Sans illusion cependant. Nos maux sont trop profonds et plongent leurs racines dans un passé déjà lointain. La durée d’un mandat électoral dans nos « démocraties », manipulées par des médias aux mains d’intérêts idéologiques puissants, constitue déjà un obstacle fondamental à toute politique cohérente qui, pour se développer, nécessite un horizon de temps qui dépasse les quatre à cinq années accordées à un élu. D’autant plus, que, peu après le début de ces mandats, l’élu, et son parti, pensent et agissent déjà dans la perspective de la prochaine échéance électorale sans considération pour les nécessités vitales du pays mais en fonction du seul intérêt de s’accrocher à leurs bribes de pouvoir.

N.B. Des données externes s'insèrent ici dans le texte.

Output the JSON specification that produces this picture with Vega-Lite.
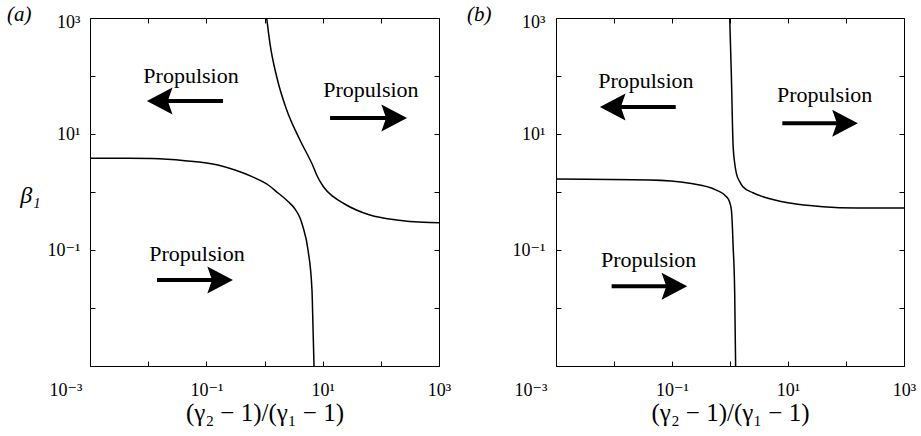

Nous nous trouvons donc face à deux maux fondamentaux de notre abaissement intellectuel, moral et politique : le régime des partis qui institutionalise la division des sociétés et les incessantes ruptures électorales qui consument l’énergie vitale de nos pays. Elles rendent illusoire toute Réforme intellectuelle et morale en profondeur, telle que la souhaitait Jean Madiran. Cependant, au milieu de cette dissolution de nos sociétés, qui semble inexorable, il est des temps d’arrêts, des ralentissements dans le mouvement de glissement qui permettent peut-être une action, au moins une réflexion, en faveur d’un retour au réel et à la nature des choses. La récente élection américaine nous offre, peut-être, un temps de répit ? Les réactions atterrées et les visages défaits des politicards et des histrions qui plastronnent dans les médias subventionnés pourraient en être un signe réconfortant ?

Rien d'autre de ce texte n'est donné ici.